Immunotherapy company Argos Therapeutics has filed plans for a $60 million initial public stock offering to finance late-stage clinical trials on its experimental kidney cancer treatment.

It’s the second IPO filing in two years for the Durham company, which withdrew its plans in 2012 citing market conditions. At that time, Argos had been seeking to raise $65 million to take AGS-003, its kidney cancer immunotherapy, into phase III clinical trials. Enrollment in the AGS-003 trial is already underway.

The IPO filing comes nearly two months after Argos raised another $17.5 million to support the phase III trial, called “ADAPT.” Expanding that series E round brought the total amount of funds from that round to $60 million. Argos had closed that round in August at $42.5 million.

“This funding further strengthens our ability to advance our ADAPT clinical trial,” Jeff Abbey, Argos’ president and CEO said at the time. “ In addition, the company is now better positioned to consider and pursue a range of options to support our global manufacturing and commercialization plans based on the potential of our Arcelis technology platform.”

Those options now include financing studies of AGS-003 and other therapeutic candidates in its drug pipeline through a public stock offering.

A $2 billion market

Argos’s technology, called Arcelis, works by prompting the immune system to fight disease. The company’s first target is metastatic renal cell carcinoma, the most common form of kidney cancer. Argos estimates that the current worldwide market for metastatic renal cell carcinoma is more than $2 billion. Arcelis works by using a sample of the tumor and the patient’s own dendritic cells to create antigen to fight the cancer. That’s the approach taken by Seattle company Dendreon (NASDAQ:DNDN), whose immunotherapy to treat prostate cancer is the only antigen-based immunotherapy approved by the Food and Drug Administration.

Argos says that because these personalized immunotherapies are designed to target specific antigens, they are less likely to be toxic to the patient. But Argos adds that antigen-based immunotherapies may have limited efficacy because they are only able to capture one or a limited number of antigens, which may or may not be present in the patient’s cancer cells. These immunotherapies also do not capture mutated antigens.

AGS-003 isn’t being evaluated on as a standalone cancer treatment. Argos’ phase III trial will study the therapy in combination with Pfizer (NYSE:PFE) drug sunitinib, also known as Sutent. Argos already has a special protocol assessment for AGS-003, essentially the FDA’s review of the design of the clinical trial and agreement on what is sufficient to support a filing for drug approval. The primary endpoint of the trial is overall survival. In phase II studies, median overall survival was 30.2 months. That’s more than twice the median overall survival of 14.7 months in metastatic renal cell carcinoma patients treated with sunitinib or other targeted therapies, according to data collected by the International Metastatic Renal Cell Carcinoma Database Consortium.

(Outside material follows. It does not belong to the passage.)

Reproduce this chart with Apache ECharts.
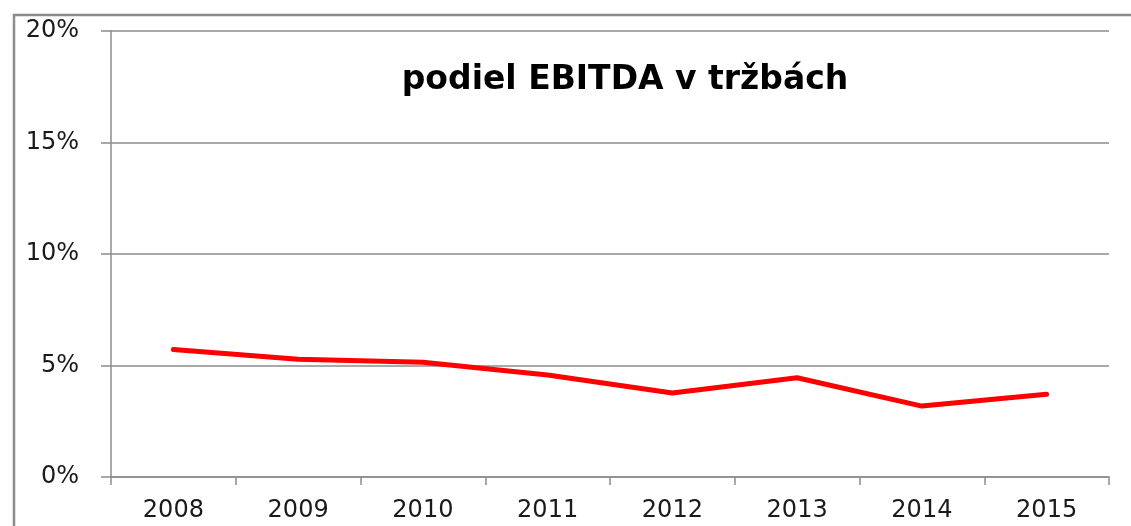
<!DOCTYPE html>
<html>
<head>
<meta charset="utf-8">
<script src="https://cdn.jsdelivr.net/npm/echarts@6/dist/echarts.min.js"></script>
<style>
  html, body { margin: 0; padding: 0; background: #fff; }
  #chart { width: 1131px; height: 526px; }
</style>
</head>
<body>
<div id="chart"></div>
<script>
// Data
const years = ["2008", "2009", "2010", "2011", "2012", "2013", "2014", "2015"];
const ebitdaShare = [5.72, 5.28, 5.15, 4.57, 3.77, 4.45, 3.18, 3.71];
const chartTitle = "podiel EBITDA v tržbách";

const chart = echarts.init(document.getElementById("chart"));

const option = {
  animation: false,
  backgroundColor: "#fff",
  title: {
    text: chartTitle,
    left: 620,
    top: 59,
    textAlign: "center",
    textStyle: { fontFamily: "DejaVu Sans", fontWeight: "bold", fontSize: 33, color: "#000" },
  },
  graphic: [
    {
      // outer frame, cut off at right and bottom
      type: "rect",
      shape: { x: 14, y: 15, width: 1200, height: 600 },
      style: { fill: "none", stroke: "#8c8c8c", lineWidth: 2.5 },
      silent: true,
    },
  ],
  grid: { left: 111, right: 22, top: 31, bottom: 49 },
  xAxis: {
    type: "category",
    data: years,
    boundaryGap: true,
    axisLine: { lineStyle: { color: "#8c8c8c", width: 1.5 } },
    axisTick: { show: true, length: 8, lineStyle: { color: "#8c8c8c", width: 1.5 } },
    axisLabel: { fontFamily: "DejaVu Sans", fontSize: 24, color: "#1a1a1a", margin: 22 },
  },
  yAxis: {
    type: "value",
    min: 0,
    max: 20,
    interval: 5,
    axisLine: { show: true, lineStyle: { color: "#8c8c8c", width: 1.5 } },
    axisTick: { show: true, length: 10, lineStyle: { color: "#8c8c8c", width: 1.5 } },
    splitLine: { lineStyle: { color: "#8c8c8c", width: 1.5 } },
    axisLabel: {
      formatter: "{value}%",
      fontFamily: "DejaVu Sans",
      fontSize: 24,
      color: "#1a1a1a",
      margin: 32,
      align: "right",
    },
  },
  series: [
    {
      type: "line",
      data: ebitdaShare,
      symbol: "none",
      lineStyle: { color: "#ff0000", width: 5, cap: "round", join: "round" },
    },
  ],
};

chart.setOption(option);
</script>
</body>
</html>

A second therapeutic candidate coming from the Arcelis technology, AGS-004, is being studied as an HIV treatment. A phase IIb clinical trial of AGS-004 is being funded entirely by a $39.3 million National Institutes of Health contract.

Argos’ finances

Argos was founded in 1998 as Merix Bioscience, a company based on RNA technology licensed from Duke University. The company has raised more than $263.6 million, a combination of debt and equity financings, government contracts, grants and license and partnering agreements. Venture capital investors include The Aurora Funds, Forbion Capital Partners, Genechem, Intersouth Partners, Lumira Capital and TVM Capital.

For 2012, Argos reported a net loss of $10.5 million. The company’s loss has widened as it ramped up work on the AGS-003 clinical trials. Through the first three quarters of 2013, Argos reported a net loss of $15.9 million.

As of Sept. 30, Argos had cash, cash equivalents and short-term investments totaling $18.2 million and working capital of $18.1 million.

Even if Argos is successful in raising $60 million in its IPO, the company acknowledges it will need to raise additional capital prior to commercialization of AGS-003 or any of its other candidates. On the company’s to-do list is construction of a manufacturing facility to make its immunotherapies. Argos did not say in Monday’s filing how much it would need to complete the AGS-003 trials or how much it would cost to build the manufacturing facility. In its previous IPO filing, Argos estimated it would need $85 million to complete phase III studies and another $25 million for the manufacturing facility.

Argos said it plans to apply to list on the Nasdaq exchange trading under the stock symbol “ARGS.” The company has not yet given a price range for the stock or set an effective date for the registration statement. Enrollment in the phase III trial of AGS-003 is expected in the second half of 2014, Argos said in the filing. Overall survival data is expected in the first half of 2016.